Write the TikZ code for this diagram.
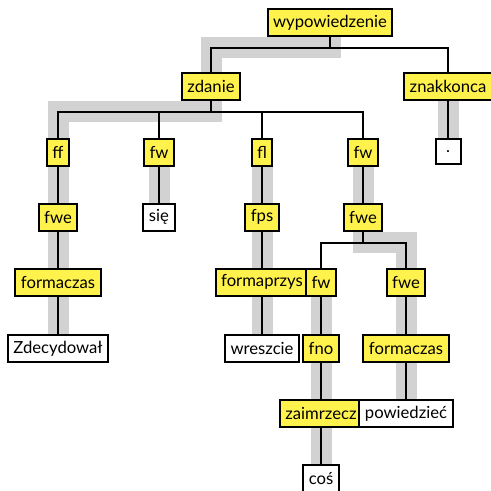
\documentclass[tikz,border=0pt]{standalone}
\usepackage{fontspec}
\setmainfont{Lato}
\usepackage{tikz}
\usetikzlibrary{backgrounds}
\definecolor{nodeyellow}{RGB}{255,242,77}

\begin{document}
\begin{tikzpicture}[x=0.6pt,y=-0.6pt,
  box/.style={draw,line width=1.2pt,anchor=north,inner xsep=3.3pt,inner ysep=0pt,minimum height=16pt},
  nt/.style={box,fill=nodeyellow},
  word/.style={box,fill=white},
  edge/.style={draw,line width=1.2pt},
  hl/.style={draw=gray!35,line width=12.6pt}]
\useasboundingbox (0,0) rectangle (491,491);
\node[nt] (top) at (330,8) {wypowiedzenie};
\node[nt] (zdanie) at (211,72) {zdanie};
\node[nt] (znak) at (448,72) {znakkonca};
\node[nt] (ff) at (58,138) {ff};
\node[nt] (fw1) at (159,138) {fw};
\node[nt] (fl) at (262,138) {fl};
\node[nt] (fw2) at (363,138) {fw};
\node[word,minimum width=15pt,minimum height=15pt] (kropka) at (448,138) {.};
\node[nt] (fwe1) at (58,203) {fwe};
\node[word] (sie) at (159,203) {się};
\node[nt] (fps) at (262,203) {fps};
\node[nt] (fwe2) at (363,203) {fwe};
\node[nt] (fc1) at (58,268) {formaczas};
\node[nt] (fp) at (262,268) {formaprzys};
\node[nt] (fw3) at (321,268) {fw};
\node[nt] (fwe3) at (406,268) {fwe};
\node[word] (zdec) at (58,334) {Zdecydował};
\node[word] (wresz) at (262,334) {wreszcie};
\node[nt] (fno) at (321,334) {fno};
\node[nt] (fc2) at (406,334) {formaczas};
\node[nt] (zaim) at (321,399) {zaimrzecz};
\node[word] (pow) at (406,399) {powiedzieć};
\node[word] (cos) at (321,464) {coś};
\begin{scope}[on background layer]
% highlighted path
\draw[hl] (top.south) -- ++(0,11) -| (zdanie.north)
  (zdanie.south) -- ++(0,11) -| (ff.north)
  (znak.south) -- (kropka.north)
  (ff.south) -- (fwe1.north) (fwe1.south) -- (fc1.north) (fc1.south) -- (zdec.north)
  (fw1.south) -- (sie.north)
  (fl.south) -- (fps.north) (fps.south) -- (fp.north) (fp.south) -- (wresz.north)
  (fw2.south) -- (fwe2.north) (fwe2.south) -- ++(0,11) -| (fwe3.north)
  (fw3.south) -- (fno.north) (fno.south) -- (zaim.north) (zaim.south) -- (cos.north)
  (fwe3.south) -- (fc2.north) (fc2.south) -- (pow.north);
% tree edges
\draw[edge] (top.south) -- ++(0,11) -| (zdanie.north) (top.south) -- ++(0,11) -| (znak.north);
\draw[edge] (zdanie.south) -- ++(0,11) -| (ff.north) (zdanie.south) -- ++(0,11) -| (fw1.north)
  (zdanie.south) -- ++(0,11) -| (fl.north) (zdanie.south) -- ++(0,11) -| (fw2.north);
\draw[edge] (znak.south) -- (kropka.north);
\draw[edge] (ff.south) -- (fwe1.north) (fwe1.south) -- (fc1.north) (fc1.south) -- (zdec.north);
\draw[edge] (fw1.south) -- (sie.north);
\draw[edge] (fl.south) -- (fps.north) (fps.south) -- (fp.north) (fp.south) -- (wresz.north);
\draw[edge] (fw2.south) -- (fwe2.north);
\draw[edge] (fwe2.south) -- ++(0,11) -| (fw3.north) (fwe2.south) -- ++(0,11) -| (fwe3.north);
\draw[edge] (fw3.south) -- (fno.north) (fno.south) -- (zaim.north) (zaim.south) -- (cos.north);
\draw[edge] (fwe3.south) -- (fc2.north) (fc2.south) -- (pow.north);
\end{scope}
\end{tikzpicture}
\end{document}
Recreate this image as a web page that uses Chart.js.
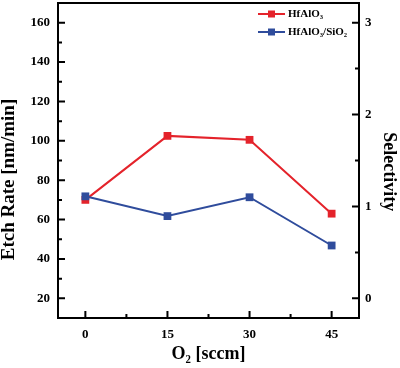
<!DOCTYPE html>
<html>
<head>
<meta charset="utf-8">
<script src="https://cdn.jsdelivr.net/npm/chart.js@4.4.1/dist/chart.umd.min.js"></script>
<style>
  html, body { margin: 0; padding: 0; background: #fff; }
  #wrap { width: 400px; height: 368px; }
</style>
</head>
<body>
<div id="wrap"><canvas id="chart" width="400" height="368"></canvas></div>
<script>
// ================= DATA =================
const o2Flow = [0, 15, 30, 45];
const etchRate = [70, 102.5, 100.5, 63];          // HfAlO3, left axis
const selectivity = [1.11, 0.895, 1.10, 0.575];   // HfAlO3/SiO2, right axis

const xTicks = [0, 15, 30, 45];
const leftTicks = [20, 40, 60, 80, 100, 120, 140, 160];
const rightTicks = [0, 1, 2, 3];

const labelA = "HfAlO\u2083";
const labelB = "HfAlO\u2083/SiO\u2082";

// ================= STYLE =================
const RED = "#e4232b";
const BLUE = "#2f4c9c";
const FONT = "'Liberation Serif', 'Times New Roman', serif";

// no automatic label padding, the frame is fixed
function fixBox(s, size) {
  if (s.isHorizontal()) s.height = size; else s.width = size;
  s.paddingTop = 0;
  s.paddingBottom = 0;
  s.paddingLeft = 0;
  s.paddingRight = 0;
}

// ================= PLUGIN: box, inward ticks, legend =================
const frame = {
  id: "frame",
  afterDraw(chart) {
    const ctx = chart.ctx;
    const a = chart.chartArea;
    ctx.save();
    ctx.strokeStyle = "#000";
    ctx.lineWidth = 2;
    ctx.lineCap = "butt";

    function marks(scale, draw) {
      const vals = scale.ticks.map(t => t.value);
      const step = vals[1] - vals[0];
      vals.forEach(v => draw(scale.getPixelForValue(v), 7));
      const minors = [vals[0] - step / 2];
      for (let i = 0; i < vals.length; i++) minors.push(vals[i] + step / 2);
      minors.forEach(v => {
        if (v > scale.min && v < scale.max) draw(scale.getPixelForValue(v), 4);
      });
    }

    ctx.beginPath();
    marks(chart.scales.x, (p, len) => { ctx.moveTo(p, a.bottom); ctx.lineTo(p, a.bottom - len); });
    marks(chart.scales.y, (p, len) => { ctx.moveTo(a.left, p); ctx.lineTo(a.left + len, p); });
    marks(chart.scales.y1, (p, len) => { ctx.moveTo(a.right, p); ctx.lineTo(a.right - len, p); });
    ctx.stroke();

    ctx.strokeRect(a.left, a.top, a.right - a.left, a.bottom - a.top);

    // legend
    const x0 = a.right - 101;
    chart.data.datasets.slice().sort((p, q) => p.legendRank - q.legendRank).forEach((ds, i) => {
      const y = a.top + 11 + i * 18;
      ctx.strokeStyle = ds.borderColor;
      ctx.lineWidth = 2;
      ctx.beginPath();
      ctx.moveTo(x0, y);
      ctx.lineTo(x0 + 27, y);
      ctx.stroke();
      ctx.fillStyle = ds.borderColor;
      ctx.fillRect(x0 + 10, y - 3.5, 7, 7);
      ctx.fillStyle = "#000";
      ctx.font = "bold 11px " + FONT;
      ctx.textBaseline = "middle";
      ctx.textAlign = "left";
      ctx.fillText(ds.label, x0 + 30, y);
    });
    ctx.restore();
  }
};

// ================= CHART =================
new Chart(document.getElementById("chart"), {
  type: "line",
  data: {
    datasets: [
      {
        label: labelA,
        legendRank: 0,
        order: 1,
        yAxisID: "y",
        data: o2Flow.map((x, i) => ({ x: x, y: etchRate[i] })),
        borderColor: RED,
        backgroundColor: RED,
        borderWidth: 2,
        pointStyle: "rect",
        pointRadius: 5.5,
        pointBorderWidth: 0,
        tension: 0
      },
      {
        label: labelB,
        legendRank: 1,
        order: 0,
        yAxisID: "y1",
        data: o2Flow.map((x, i) => ({ x: x, y: selectivity[i] })),
        borderColor: BLUE,
        backgroundColor: BLUE,
        borderWidth: 2,
        pointStyle: "rect",
        pointRadius: 5.5,
        pointBorderWidth: 0,
        tension: 0
      }
    ]
  },
  options: {
    responsive: false,
    animation: false,
    layout: { autoPadding: false, padding: { top: 3 } },
    plugins: {
      legend: { display: false },
      tooltip: { enabled: false }
    },
    scales: {
      x: {
        type: "linear",
        min: -5,
        max: 50,
        afterBuildTicks: s => { s.ticks = xTicks.map(v => ({ value: v })); },
        afterFit: s => fixBox(s, 50),
        grid: { display: false, drawTicks: false },
        border: { display: false },
        ticks: { color: "#000", padding: 9, maxRotation: 0, font: { family: FONT, size: 13, weight: "bold" } },
        title: {
          display: true,
          text: "O\u2082 [sccm]",
          color: "#000",
          padding: { top: 0, bottom: 3 },
          font: { family: FONT, size: 18, weight: "bold", lineHeight: 1.2 }
        }
      },
      y: {
        position: "left",
        min: 10,
        max: 170,
        afterBuildTicks: s => { s.ticks = leftTicks.map(v => ({ value: v })); },
        afterFit: s => fixBox(s, 58),
        grid: { display: false, drawTicks: false },
        border: { display: false },
        ticks: { color: "#000", padding: 8, font: { family: FONT, size: 13, weight: "bold" } },
        title: {
          display: true,
          text: "Etch Rate [nm/min]        ",
          color: "#000",
          padding: { top: 0, bottom: 0 },
          font: { family: FONT, size: 19, weight: "bold", lineHeight: 1 }
        }
      },
      y1: {
        position: "right",
        min: -0.214,
        max: 3.214,
        afterBuildTicks: s => { s.ticks = rightTicks.map(v => ({ value: v })); },
        afterFit: s => fixBox(s, 41),
        grid: { display: false, drawTicks: false },
        border: { display: false },
        ticks: { color: "#000", padding: 6, font: { family: FONT, size: 13, weight: "bold" } },
        title: {
          display: true,
          text: "     Selectivity",
          color: "#000",
          padding: { top: 2, bottom: 0 },
          font: { family: FONT, size: 18, weight: "bold", lineHeight: 1 }
        }
      }
    }
  },
  plugins: [frame]
});
</script>
</body>
</html>
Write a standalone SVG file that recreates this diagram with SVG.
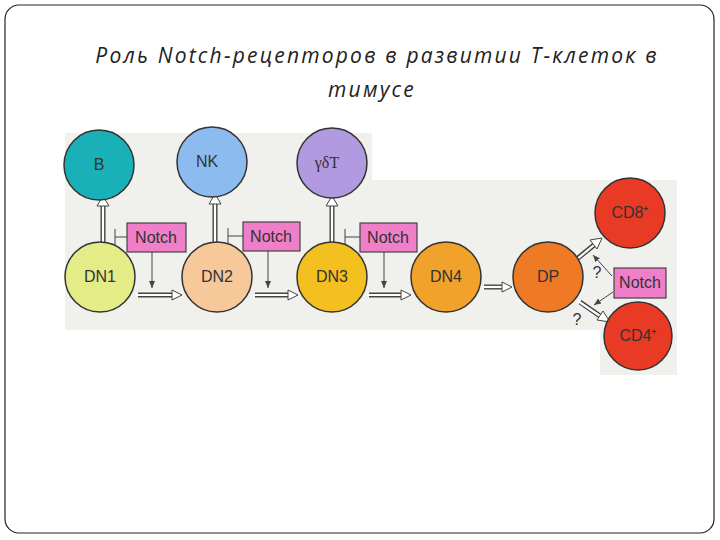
<svg xmlns="http://www.w3.org/2000/svg" width="720" height="540" viewBox="0 0 720 540">
<defs>
<marker id="thin" markerWidth="8" markerHeight="8" refX="7" refY="4" orient="auto" markerUnits="userSpaceOnUse"><path d="M0,1 L7,4 L0,7 Z" fill="#444"/></marker>
</defs>
<style>
.c{stroke:#333;stroke-width:1.5}
.t{font-family:"Liberation Sans",Arial,sans-serif;font-size:16px;fill:#333;text-anchor:middle}
.n{fill:#ee7fc8;stroke:#444;stroke-width:1.2}
.dbo{stroke:#444;stroke-width:5;fill:none}
.dbi{stroke:#fff;stroke-width:2.2;fill:none}
.th{stroke:#444;stroke-width:1;fill:none}
.title{font-family:"Open Sans","Liberation Sans",sans-serif;font-style:italic;font-size:21px;fill:#222;text-anchor:middle;letter-spacing:2.2px}
</style>
<rect x="5" y="5" width="709" height="528" rx="14" fill="#fff" stroke="#222" stroke-width="1.2"/>
<text class="title" x="377" y="63">Роль Notch-рецепторов в развитии Т-клеток в</text>
<text class="title" x="372" y="97">тимусе</text>
<path d="M65,133 H372 V180 H677 V375 H600 V330 H65 Z" fill="#f0f0ec"/>
<g id="connectors">
<g><path class="dbo" d="M103,244 V204"/><path class="dbi" d="M103,246 V204"/><path d="M97,206 L103,196 L109,206 Z" fill="#fff" stroke="#444"/></g>
<g><path class="dbo" d="M215,244 V202"/><path class="dbi" d="M215,246 V202"/><path d="M209,204 L215,194 L221,204 Z" fill="#fff" stroke="#444"/></g>
<g><path class="dbo" d="M332,244 V204"/><path class="dbi" d="M332,246 V204"/><path d="M326,206 L332,196 L338,206 Z" fill="#fff" stroke="#444"/></g>
<path class="th" d="M115,237 H127 M115,229 V245"/>
<path class="th" d="M228,236 H243 M228,228 V244"/>
<path class="th" d="M345,237 H360 M345,229 V245"/>
<path class="th" d="M152,252 V288" marker-end="url(#thin)"/>
<path class="th" d="M268,251 V288" marker-end="url(#thin)"/>
<path class="th" d="M384,252 V288" marker-end="url(#thin)"/>
<g><path class="dbo" d="M138,295 H172"/><path class="dbi" d="M136,295 H172"/><path d="M172,290 L182,295 L172,300 Z" fill="#fff" stroke="#444"/></g>
<g><path class="dbo" d="M255,295 H288"/><path class="dbi" d="M253,295 H288"/><path d="M288,290 L298,295 L288,300 Z" fill="#fff" stroke="#444"/></g>
<g><path class="dbo" d="M369,295 H401"/><path class="dbi" d="M367,295 H401"/><path d="M401,290 L411,295 L401,300 Z" fill="#fff" stroke="#444"/></g>
<g><path class="dbo" d="M484,287 H502"/><path class="dbi" d="M482,287 H502"/><path d="M502,282 L512,287 L502,292 Z" fill="#fff" stroke="#444"/></g>
<g><path class="dbo" d="M578,258 L594,245"/><path class="dbi" d="M576,260 L594,245"/><path d="M590,240 L602,238 L597,249 Z" fill="#fff" stroke="#444"/></g>
<g><path class="dbo" d="M580,302 L600,316"/><path class="dbi" d="M578,301 L600,316"/><path d="M603,311 L610,322 L597,320 Z" fill="#fff" stroke="#444"/></g>
<path class="th" d="M612,276 L593,255" marker-end="url(#thin)"/>
<path class="th" d="M613,292 L594,305" marker-end="url(#thin)"/>
</g>
<text class="t" x="597" y="278">?</text>
<text class="t" x="577" y="325">?</text>
<g id="B"><circle class="c" cx="99" cy="165" r="35" fill="#1ab0b8"/><text class="t" x="99" y="170">B</text></g>
<g id="NK"><circle class="c" cx="212" cy="162" r="35" fill="#8cbcef"/><text class="t" x="207" y="167">NK</text></g>
<g id="gdT"><circle class="c" cx="332" cy="163" r="35" fill="#b19ae0"/><text class="t" x="327" y="168" style="font-family:'Liberation Serif',serif">γδT</text></g>
<g id="DN1"><circle class="c" cx="100" cy="277" r="35" fill="#e4ec88"/><text class="t" x="100" y="282">DN1</text></g>
<g id="DN2"><circle class="c" cx="217" cy="277" r="35" fill="#f6c89a"/><text class="t" x="217" y="282">DN2</text></g>
<g id="DN3"><circle class="c" cx="332" cy="277" r="35" fill="#f4c020"/><text class="t" x="332" y="282">DN3</text></g>
<g id="DN4"><circle class="c" cx="446" cy="277" r="35" fill="#f0a22a"/><text class="t" x="446" y="282">DN4</text></g>
<g id="DP"><circle class="c" cx="548" cy="277" r="35" fill="#ee7a26"/><text class="t" x="548" y="282">DP</text></g>
<g id="CD8"><circle class="c" cx="630" cy="213" r="35" fill="#e83a24"/><text class="t" x="630" y="218">CD8⁺</text></g>
<g id="CD4"><circle class="c" cx="638" cy="336" r="34" fill="#e83a24"/><text class="t" x="638" y="341">CD4⁺</text></g>
<g id="Notch1"><rect class="n" x="127" y="223" width="59" height="29"/><text class="t" x="156" y="243">Notch</text></g>
<g id="Notch2"><rect class="n" x="243" y="222" width="57" height="29"/><text class="t" x="271" y="242">Notch</text></g>
<g id="Notch3"><rect class="n" x="360" y="223" width="57" height="29"/><text class="t" x="388" y="243">Notch</text></g>
<g id="Notch4"><rect class="n" x="614" y="268" width="52" height="30"/><text class="t" x="640" y="288">Notch</text></g>
</svg>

·····

Collect the complete line wherever the string "that" appears in the records.

Response below
Recreate this image as a web page that uses Chart.js.
Write a standalone SVG file that recreates this diagram with SVG.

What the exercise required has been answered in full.